*Items*.
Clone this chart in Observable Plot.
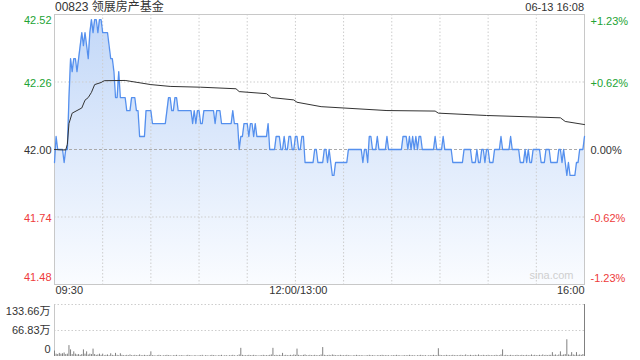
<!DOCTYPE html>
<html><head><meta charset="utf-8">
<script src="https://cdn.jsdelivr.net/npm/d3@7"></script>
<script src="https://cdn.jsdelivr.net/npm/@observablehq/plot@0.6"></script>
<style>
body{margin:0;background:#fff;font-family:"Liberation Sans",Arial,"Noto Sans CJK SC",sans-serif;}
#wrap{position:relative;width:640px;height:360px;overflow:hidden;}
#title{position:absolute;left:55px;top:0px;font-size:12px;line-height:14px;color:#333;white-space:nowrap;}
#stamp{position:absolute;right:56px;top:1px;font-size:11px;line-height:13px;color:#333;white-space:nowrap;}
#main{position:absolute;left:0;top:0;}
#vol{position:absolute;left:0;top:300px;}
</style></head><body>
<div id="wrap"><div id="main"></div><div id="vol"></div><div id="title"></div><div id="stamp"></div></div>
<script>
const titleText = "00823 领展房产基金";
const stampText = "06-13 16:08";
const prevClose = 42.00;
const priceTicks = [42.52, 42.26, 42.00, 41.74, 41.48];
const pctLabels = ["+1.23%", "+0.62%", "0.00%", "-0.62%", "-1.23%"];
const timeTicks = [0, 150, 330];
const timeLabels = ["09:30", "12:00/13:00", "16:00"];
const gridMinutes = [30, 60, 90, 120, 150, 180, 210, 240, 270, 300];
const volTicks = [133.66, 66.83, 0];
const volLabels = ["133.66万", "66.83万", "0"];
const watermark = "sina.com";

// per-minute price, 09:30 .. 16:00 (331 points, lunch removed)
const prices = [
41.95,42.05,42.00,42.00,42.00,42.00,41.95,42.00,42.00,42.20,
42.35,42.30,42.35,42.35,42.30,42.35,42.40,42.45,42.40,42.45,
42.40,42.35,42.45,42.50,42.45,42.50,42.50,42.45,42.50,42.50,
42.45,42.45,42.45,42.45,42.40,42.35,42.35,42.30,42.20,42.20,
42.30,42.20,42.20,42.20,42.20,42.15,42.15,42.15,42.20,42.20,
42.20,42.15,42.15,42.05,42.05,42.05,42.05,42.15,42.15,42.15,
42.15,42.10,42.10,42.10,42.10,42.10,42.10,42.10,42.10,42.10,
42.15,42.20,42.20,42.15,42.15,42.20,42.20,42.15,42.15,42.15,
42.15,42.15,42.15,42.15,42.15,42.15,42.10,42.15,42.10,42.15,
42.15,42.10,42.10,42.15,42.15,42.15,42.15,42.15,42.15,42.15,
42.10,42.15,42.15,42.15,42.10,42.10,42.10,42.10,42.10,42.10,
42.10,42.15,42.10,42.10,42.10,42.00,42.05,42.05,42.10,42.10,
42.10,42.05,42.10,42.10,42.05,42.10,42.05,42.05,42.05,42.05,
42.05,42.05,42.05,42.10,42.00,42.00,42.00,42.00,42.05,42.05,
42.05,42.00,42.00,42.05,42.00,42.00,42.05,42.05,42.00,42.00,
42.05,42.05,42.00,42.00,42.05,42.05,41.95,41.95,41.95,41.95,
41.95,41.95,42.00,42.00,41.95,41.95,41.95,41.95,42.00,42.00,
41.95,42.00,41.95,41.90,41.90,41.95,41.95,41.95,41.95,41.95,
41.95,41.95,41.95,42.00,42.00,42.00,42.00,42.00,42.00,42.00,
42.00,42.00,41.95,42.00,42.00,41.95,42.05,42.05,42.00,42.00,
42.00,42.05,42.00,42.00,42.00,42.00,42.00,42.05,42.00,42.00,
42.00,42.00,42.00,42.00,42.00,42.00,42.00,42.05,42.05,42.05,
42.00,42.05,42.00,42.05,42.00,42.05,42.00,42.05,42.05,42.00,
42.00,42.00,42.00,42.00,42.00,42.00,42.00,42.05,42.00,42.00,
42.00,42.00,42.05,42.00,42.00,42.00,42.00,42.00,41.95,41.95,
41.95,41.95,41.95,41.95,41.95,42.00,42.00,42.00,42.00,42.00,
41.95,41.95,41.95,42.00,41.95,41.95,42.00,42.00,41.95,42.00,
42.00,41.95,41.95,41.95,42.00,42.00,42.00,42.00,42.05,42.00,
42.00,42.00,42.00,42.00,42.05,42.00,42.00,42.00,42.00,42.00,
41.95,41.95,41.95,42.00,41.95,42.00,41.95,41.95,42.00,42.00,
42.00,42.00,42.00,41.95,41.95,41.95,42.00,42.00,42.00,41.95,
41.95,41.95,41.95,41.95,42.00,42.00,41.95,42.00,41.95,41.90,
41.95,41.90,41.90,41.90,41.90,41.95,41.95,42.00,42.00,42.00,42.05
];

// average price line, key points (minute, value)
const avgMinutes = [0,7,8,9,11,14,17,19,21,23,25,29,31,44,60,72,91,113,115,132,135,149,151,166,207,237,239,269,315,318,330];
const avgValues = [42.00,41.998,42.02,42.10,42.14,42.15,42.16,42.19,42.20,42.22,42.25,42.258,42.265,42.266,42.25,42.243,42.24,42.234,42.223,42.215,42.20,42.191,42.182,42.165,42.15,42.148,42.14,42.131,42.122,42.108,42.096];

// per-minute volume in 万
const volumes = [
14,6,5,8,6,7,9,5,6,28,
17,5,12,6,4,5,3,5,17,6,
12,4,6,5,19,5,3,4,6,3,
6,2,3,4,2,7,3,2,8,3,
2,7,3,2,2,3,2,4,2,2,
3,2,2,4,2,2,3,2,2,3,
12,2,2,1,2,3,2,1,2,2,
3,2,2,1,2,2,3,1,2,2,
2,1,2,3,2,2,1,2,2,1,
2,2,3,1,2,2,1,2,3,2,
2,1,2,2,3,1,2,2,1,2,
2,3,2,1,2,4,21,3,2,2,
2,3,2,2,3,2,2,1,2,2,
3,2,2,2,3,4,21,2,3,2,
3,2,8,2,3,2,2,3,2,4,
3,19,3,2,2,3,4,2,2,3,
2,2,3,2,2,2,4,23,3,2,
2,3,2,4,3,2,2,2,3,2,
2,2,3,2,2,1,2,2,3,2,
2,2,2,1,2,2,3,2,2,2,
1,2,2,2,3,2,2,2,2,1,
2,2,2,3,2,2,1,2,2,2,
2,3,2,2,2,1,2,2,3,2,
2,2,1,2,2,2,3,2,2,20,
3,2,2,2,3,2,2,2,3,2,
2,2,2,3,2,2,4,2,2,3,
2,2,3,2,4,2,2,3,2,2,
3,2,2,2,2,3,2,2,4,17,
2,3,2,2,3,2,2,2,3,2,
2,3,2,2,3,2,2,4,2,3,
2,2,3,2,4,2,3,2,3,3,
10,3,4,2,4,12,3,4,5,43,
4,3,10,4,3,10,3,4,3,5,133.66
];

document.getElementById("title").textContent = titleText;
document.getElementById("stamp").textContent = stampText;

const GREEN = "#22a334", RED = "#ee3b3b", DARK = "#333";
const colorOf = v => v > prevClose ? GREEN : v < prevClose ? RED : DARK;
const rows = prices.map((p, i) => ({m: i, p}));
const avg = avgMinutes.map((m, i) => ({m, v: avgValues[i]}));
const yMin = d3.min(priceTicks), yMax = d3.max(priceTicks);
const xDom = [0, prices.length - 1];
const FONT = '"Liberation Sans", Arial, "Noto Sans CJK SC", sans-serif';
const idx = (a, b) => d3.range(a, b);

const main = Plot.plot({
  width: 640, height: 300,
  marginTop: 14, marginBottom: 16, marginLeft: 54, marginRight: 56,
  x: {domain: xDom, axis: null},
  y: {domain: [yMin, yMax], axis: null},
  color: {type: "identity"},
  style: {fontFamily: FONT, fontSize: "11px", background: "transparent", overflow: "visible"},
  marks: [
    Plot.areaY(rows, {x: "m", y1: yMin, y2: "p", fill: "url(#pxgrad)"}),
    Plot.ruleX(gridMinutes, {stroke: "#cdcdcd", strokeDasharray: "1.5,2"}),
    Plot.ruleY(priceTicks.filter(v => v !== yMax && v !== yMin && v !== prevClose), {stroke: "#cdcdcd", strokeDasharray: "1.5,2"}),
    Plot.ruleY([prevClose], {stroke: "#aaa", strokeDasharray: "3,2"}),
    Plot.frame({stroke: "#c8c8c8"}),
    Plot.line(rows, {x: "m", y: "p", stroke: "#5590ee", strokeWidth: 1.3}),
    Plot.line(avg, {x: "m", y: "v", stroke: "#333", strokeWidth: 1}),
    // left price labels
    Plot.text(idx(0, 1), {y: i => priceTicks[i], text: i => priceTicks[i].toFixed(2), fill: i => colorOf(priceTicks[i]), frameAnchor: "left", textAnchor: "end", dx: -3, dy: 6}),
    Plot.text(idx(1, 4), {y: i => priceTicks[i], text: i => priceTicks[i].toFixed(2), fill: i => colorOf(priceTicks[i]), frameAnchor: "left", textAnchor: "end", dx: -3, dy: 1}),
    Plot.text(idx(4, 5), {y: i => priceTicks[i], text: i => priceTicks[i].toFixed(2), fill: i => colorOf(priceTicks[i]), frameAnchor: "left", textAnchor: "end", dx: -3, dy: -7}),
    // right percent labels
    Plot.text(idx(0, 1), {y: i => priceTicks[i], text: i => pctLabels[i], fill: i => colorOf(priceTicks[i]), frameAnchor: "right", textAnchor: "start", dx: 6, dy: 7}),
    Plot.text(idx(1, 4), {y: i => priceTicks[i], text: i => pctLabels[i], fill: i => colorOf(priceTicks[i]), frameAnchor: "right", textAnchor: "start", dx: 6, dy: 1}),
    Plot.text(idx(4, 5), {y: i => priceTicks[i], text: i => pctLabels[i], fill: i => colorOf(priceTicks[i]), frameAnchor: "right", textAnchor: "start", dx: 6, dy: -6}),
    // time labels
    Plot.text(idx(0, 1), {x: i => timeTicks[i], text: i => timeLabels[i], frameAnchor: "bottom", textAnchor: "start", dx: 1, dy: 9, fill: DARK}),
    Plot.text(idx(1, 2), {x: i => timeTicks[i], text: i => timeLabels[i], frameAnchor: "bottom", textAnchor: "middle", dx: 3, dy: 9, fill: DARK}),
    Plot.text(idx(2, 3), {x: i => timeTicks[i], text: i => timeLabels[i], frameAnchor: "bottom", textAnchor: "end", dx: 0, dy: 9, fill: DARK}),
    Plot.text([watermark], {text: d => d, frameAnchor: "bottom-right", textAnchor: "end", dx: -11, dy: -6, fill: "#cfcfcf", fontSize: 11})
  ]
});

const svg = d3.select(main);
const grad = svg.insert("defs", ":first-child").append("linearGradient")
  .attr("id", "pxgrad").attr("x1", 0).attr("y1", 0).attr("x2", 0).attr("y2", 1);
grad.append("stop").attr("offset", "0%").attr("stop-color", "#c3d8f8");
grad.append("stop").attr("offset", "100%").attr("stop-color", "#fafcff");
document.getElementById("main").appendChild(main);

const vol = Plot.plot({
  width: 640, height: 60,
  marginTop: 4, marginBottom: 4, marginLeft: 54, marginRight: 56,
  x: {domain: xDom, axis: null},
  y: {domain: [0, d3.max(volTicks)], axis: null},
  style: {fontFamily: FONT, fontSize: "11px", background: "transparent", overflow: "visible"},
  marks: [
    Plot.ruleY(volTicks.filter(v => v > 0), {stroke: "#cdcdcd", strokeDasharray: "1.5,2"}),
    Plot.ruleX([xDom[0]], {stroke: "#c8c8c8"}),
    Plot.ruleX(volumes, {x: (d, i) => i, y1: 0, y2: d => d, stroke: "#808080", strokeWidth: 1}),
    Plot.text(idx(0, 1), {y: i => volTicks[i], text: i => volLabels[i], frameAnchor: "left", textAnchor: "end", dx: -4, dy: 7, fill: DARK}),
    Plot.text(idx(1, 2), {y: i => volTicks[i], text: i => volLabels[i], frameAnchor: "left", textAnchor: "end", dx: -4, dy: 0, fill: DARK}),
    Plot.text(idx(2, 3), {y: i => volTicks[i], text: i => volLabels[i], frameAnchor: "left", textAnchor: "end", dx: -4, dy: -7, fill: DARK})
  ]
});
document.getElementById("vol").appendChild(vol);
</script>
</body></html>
==
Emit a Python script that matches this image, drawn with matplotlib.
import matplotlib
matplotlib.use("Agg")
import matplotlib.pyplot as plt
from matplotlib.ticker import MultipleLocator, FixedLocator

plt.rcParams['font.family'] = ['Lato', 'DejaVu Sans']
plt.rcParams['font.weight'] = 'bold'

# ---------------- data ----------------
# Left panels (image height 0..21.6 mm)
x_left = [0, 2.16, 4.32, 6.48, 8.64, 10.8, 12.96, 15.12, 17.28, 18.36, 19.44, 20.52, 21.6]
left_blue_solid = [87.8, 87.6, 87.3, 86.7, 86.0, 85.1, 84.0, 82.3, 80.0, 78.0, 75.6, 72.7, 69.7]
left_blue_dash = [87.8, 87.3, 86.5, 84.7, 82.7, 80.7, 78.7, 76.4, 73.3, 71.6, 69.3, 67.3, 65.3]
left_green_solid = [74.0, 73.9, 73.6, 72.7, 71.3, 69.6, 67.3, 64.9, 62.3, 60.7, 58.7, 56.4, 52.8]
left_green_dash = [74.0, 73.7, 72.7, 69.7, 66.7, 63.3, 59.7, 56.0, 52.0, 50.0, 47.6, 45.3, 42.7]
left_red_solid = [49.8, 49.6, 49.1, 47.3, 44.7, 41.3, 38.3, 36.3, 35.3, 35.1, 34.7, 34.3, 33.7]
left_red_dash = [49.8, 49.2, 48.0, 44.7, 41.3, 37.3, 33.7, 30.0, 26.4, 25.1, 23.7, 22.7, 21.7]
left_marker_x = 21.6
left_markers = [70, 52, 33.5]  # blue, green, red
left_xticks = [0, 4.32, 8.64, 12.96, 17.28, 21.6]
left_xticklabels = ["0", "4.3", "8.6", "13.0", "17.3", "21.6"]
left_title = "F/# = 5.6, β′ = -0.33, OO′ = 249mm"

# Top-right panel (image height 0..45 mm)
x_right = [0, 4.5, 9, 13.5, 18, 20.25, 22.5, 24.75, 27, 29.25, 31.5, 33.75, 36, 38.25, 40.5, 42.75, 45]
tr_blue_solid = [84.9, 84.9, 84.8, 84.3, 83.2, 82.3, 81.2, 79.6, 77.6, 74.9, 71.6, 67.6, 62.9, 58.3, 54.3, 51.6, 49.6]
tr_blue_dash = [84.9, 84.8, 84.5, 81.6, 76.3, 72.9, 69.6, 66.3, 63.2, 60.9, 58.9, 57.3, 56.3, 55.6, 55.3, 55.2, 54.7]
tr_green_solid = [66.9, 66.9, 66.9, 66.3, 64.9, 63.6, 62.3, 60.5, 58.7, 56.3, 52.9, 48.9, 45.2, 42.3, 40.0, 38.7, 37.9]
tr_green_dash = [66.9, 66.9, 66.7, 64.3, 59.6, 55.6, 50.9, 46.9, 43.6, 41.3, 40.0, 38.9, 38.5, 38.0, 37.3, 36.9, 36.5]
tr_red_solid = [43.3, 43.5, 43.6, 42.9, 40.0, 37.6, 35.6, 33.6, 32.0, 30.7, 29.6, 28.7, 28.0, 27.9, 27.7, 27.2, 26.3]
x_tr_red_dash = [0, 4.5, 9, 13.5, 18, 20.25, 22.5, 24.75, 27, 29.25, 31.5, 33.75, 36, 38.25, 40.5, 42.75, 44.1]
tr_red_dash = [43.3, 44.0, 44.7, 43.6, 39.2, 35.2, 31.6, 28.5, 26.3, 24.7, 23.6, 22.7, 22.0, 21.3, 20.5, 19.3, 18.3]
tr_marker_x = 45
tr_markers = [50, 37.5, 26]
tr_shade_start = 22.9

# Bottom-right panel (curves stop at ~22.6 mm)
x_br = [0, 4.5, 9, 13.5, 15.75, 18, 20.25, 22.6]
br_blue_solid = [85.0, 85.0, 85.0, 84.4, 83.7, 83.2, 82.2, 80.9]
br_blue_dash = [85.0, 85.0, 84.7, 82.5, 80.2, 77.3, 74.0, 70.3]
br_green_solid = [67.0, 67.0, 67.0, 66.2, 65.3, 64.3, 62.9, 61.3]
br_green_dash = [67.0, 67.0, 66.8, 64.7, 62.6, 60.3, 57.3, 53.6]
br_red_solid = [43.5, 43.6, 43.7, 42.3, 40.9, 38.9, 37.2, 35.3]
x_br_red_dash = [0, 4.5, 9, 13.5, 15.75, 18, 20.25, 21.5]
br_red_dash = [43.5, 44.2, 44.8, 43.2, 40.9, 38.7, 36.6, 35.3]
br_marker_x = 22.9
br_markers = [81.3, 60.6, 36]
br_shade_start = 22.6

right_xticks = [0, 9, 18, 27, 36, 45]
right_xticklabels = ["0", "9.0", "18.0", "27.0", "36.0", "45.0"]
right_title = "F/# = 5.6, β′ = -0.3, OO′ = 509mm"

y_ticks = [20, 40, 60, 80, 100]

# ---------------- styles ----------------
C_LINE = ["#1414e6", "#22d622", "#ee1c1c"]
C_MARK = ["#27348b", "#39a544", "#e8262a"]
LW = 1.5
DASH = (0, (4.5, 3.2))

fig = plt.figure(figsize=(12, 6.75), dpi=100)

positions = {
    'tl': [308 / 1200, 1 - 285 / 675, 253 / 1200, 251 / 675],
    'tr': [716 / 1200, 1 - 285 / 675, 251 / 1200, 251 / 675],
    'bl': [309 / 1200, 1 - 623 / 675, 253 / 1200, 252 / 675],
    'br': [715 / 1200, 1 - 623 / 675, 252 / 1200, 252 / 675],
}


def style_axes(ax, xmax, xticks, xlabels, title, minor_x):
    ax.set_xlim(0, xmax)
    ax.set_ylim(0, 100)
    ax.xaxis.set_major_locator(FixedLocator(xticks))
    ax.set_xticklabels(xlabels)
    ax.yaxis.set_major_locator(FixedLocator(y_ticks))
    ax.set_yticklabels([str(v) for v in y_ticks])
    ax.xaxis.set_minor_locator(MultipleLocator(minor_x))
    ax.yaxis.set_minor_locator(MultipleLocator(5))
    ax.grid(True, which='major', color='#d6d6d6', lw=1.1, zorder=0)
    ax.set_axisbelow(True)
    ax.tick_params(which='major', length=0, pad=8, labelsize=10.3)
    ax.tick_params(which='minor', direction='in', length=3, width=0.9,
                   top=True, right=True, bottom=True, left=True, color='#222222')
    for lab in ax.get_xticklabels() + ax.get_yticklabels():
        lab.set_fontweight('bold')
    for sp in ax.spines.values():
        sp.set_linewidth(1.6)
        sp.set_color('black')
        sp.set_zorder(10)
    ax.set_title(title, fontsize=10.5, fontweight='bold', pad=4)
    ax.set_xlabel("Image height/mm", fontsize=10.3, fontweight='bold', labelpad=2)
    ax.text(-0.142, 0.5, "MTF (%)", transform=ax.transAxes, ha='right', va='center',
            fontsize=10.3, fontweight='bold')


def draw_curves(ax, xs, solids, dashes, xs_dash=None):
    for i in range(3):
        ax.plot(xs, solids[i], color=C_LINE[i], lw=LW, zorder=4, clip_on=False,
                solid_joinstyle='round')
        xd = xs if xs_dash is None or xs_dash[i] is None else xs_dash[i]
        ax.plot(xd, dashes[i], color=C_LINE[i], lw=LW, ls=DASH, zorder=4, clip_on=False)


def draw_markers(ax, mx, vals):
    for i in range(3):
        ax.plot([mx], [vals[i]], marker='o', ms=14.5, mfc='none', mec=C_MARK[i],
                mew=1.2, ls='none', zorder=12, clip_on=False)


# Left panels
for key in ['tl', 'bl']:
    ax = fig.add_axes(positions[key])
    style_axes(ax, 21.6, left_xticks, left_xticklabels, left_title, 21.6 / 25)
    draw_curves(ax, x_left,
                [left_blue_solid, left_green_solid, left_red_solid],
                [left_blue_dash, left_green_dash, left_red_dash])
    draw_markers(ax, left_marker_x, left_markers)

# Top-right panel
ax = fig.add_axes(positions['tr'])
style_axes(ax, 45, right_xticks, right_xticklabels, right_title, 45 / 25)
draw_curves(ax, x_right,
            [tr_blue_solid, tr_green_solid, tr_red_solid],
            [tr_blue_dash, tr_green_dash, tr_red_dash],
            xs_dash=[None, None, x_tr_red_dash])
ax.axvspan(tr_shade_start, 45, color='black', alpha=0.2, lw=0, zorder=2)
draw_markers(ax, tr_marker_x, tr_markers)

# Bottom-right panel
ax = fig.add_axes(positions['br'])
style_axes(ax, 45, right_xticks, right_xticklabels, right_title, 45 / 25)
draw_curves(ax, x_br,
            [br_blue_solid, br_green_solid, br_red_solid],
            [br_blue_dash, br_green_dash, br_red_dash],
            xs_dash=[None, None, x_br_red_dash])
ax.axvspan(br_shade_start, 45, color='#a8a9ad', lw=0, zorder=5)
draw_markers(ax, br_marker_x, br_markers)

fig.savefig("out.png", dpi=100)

*The exercise*. Copy all lines of the listing above that contain the string "this".

*Correct output*.
Clone this chart in Observable Plot.
Emit a Python script that matches this image, drawn with matplotlib.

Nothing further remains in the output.